Let me pause here and redirect your attention to our 2017 Annual Theme: Sons and Daughters, Sisters and Brothers.  That’s a lot of words and it’s not even a complete sentence.  I’m sorry about that.  But I am excited about this theme and I hope you will be too.  What I am trying to convey with SDSB is the idea that, in Christ, we are made to be Sons and Daughters of a Heavenly Father who is good, who loves us.  Moreover, as a church community our identity is also about growing as Sisters and Brothers in Christ, becoming a family of faith.  It is my prayer that we grow in deeper understanding of what it means to be Sons and Daughters of the Most High God, Sisters and Brothers through Jesus Christ.  And if the devil tried to call into question Jesus’ identity as the Son of God, then we need to be prepared for a similar testing.  But thanks be to God because in Jesus, we have One who has taken the test – and exceedingly passed.

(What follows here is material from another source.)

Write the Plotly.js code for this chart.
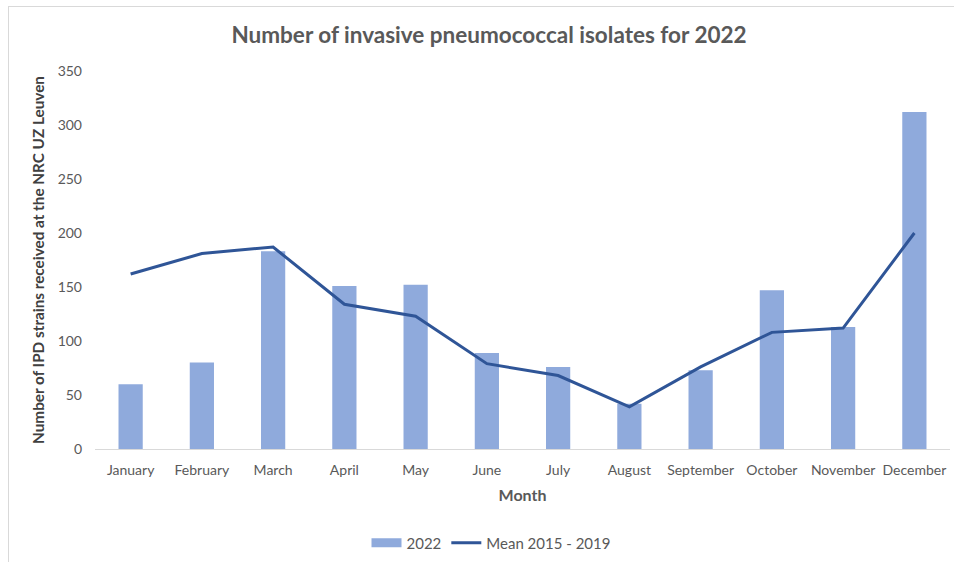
<!DOCTYPE html>
<html>
<head>
<meta charset="utf-8">
<script src="https://cdn.plot.ly/plotly-3.0.1.min.js"></script>
<style>
  html, body { margin: 0; padding: 0; background: #ffffff; overflow: hidden; }
  #chart { position: absolute; left: 0; top: 0; width: 954px; height: 562px; }
  #frame { position: absolute; left: 8px; top: 6px; width: 960px; height: 570px;
           border-top: 1px solid #d9d9d9; border-left: 1px solid #d9d9d9; pointer-events: none; }
</style>
</head>
<body>
<div id="chart"></div>
<div id="frame"></div>
<script>
// Monthly counts of invasive pneumococcal isolates
const months = ["January", "February", "March", "April", "May", "June",
                "July", "August", "September", "October", "November", "December"];
const isolates2022 = [60, 80, 183, 151, 152, 89, 76, 42, 73, 147, 113, 312];
const mean2015to2019 = [162, 181, 187, 134, 123, 79, 68, 39, 76, 108, 112, 200];
const yTicks = [0, 50, 100, 150, 200, 250, 300, 350];

const barColor = "#8faadc";
const lineColor = "#2f5597";
const textGrey = "#595959";
const fontFamily = "Lato, 'Open Sans', sans-serif";

const traces = [
  {
    type: "bar",
    name: "2022",
    x: months,
    y: isolates2022,
    marker: { color: barColor },
    showlegend: false,
    hoverinfo: "x+y"
  },
  {
    type: "scatter",
    mode: "lines",
    name: "Mean 2015 - 2019",
    x: months,
    y: mean2015to2019,
    line: { color: lineColor, width: 3 },
    showlegend: false,
    hoverinfo: "x+y"
  },
  // legend entries: a wide block for the bars, a line for the mean
  {
    type: "scatter", mode: "lines", name: "2022",
    x: [null], y: [null],
    line: { color: barColor, width: 9 },
    hoverinfo: "skip"
  },
  {
    type: "scatter", mode: "lines", name: "Mean 2015 - 2019",
    x: [null], y: [null],
    line: { color: lineColor, width: 3 },
    hoverinfo: "skip"
  }
];

const layout = {
  width: 954,
  height: 562,
  paper_bgcolor: "#ffffff",
  plot_bgcolor: "#ffffff",
  font: { family: fontFamily, color: textGrey, size: 14 },
  margin: { l: 95, r: 4, t: 71, b: 113 },
  title: {
    text: "<b>Number of invasive pneumococcal isolates for 2022</b>",
    font: { family: fontFamily, size: 22.5, color: textGrey },
    xref: "container", x: 0.5126, xanchor: "center",
    yref: "container", y: 1 - 35 / 562, yanchor: "middle"
  },
  bargap: 0.66,
  xaxis: {
    type: "category",
    categoryorder: "array",
    categoryarray: months,
    showgrid: false,
    zeroline: false,
    showline: true,
    linecolor: "#d9d9d9",
    linewidth: 1,
    ticks: "",
    ticklabelstandoff: 8,
    tickfont: { family: fontFamily, size: 14, color: textGrey },
    title: {
      text: "<b>Month</b>",
      font: { family: fontFamily, size: 16, color: textGrey },
      standoff: 13
    }
  },
  yaxis: {
    range: [0, 350],
    tickvals: yTicks,
    ticktext: yTicks.map(String),
    showgrid: false,
    zeroline: false,
    showline: false,
    ticks: "",
    ticklabelstandoff: 12,
    tickfont: { family: fontFamily, size: 14, color: textGrey },
    title: {
      text: "<b>Number of IPD strains received at the NRC UZ Leuven</b>",
      font: { family: fontFamily, size: 15.3, color: "#404040" },
      standoff: 9
    }
  },
  showlegend: true,
  legend: {
    orientation: "h",
    xref: "container", x: 491 / 954, xanchor: "center",
    yref: "container", y: 1 - 543 / 562, yanchor: "middle",
    font: { family: fontFamily, size: 15, color: textGrey },
    bgcolor: "rgba(0,0,0,0)",
    itemwidth: 30,
    tracegroupgap: 0
  },
  hovermode: "closest"
};

Plotly.newPlot("chart", traces, layout, { displayModeBar: false, staticPlot: false });
</script>
</body>
</html>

It takes a steady stream of words from God’s mouth.”

Jesus answered by quoting Deuteronomy 8:3: “It takes more than bread to stay alive. It takes a steady stream of words from God’s mouth.”

Specifically Jesus was recounting the story of Israel – recognized throughout the Hebrew Scriptures as God’s Son – and how God proved Himself faithful by providing for His child by giving them manna from heaven in their 40-year journey through the wilderness.  In giving this bread from heaven, God was trying to show the Israelites that He could spread a table of provision for them anyhow, anywhere.  God would always sustain them and care for them.  But what was crucial for Israel to know was that they needed to trust in God, to believe that there was something they needed even more than mere manna from heaven – and that was the steady stream of words from God’s mouth.

Beloved community in Christ, may Jesus’ response remind us that the same answer holds true today.  May we be known as Sons and Daughters who seek the steady stream of words from God’s mouth.  Through Scripture study, worship, prayer and meditation, let us seek to live by every word that proceeds from the mouth of the Lord.  And during this 40-day season of Lent, may you draw closer to Jesus.  Thanks be to God.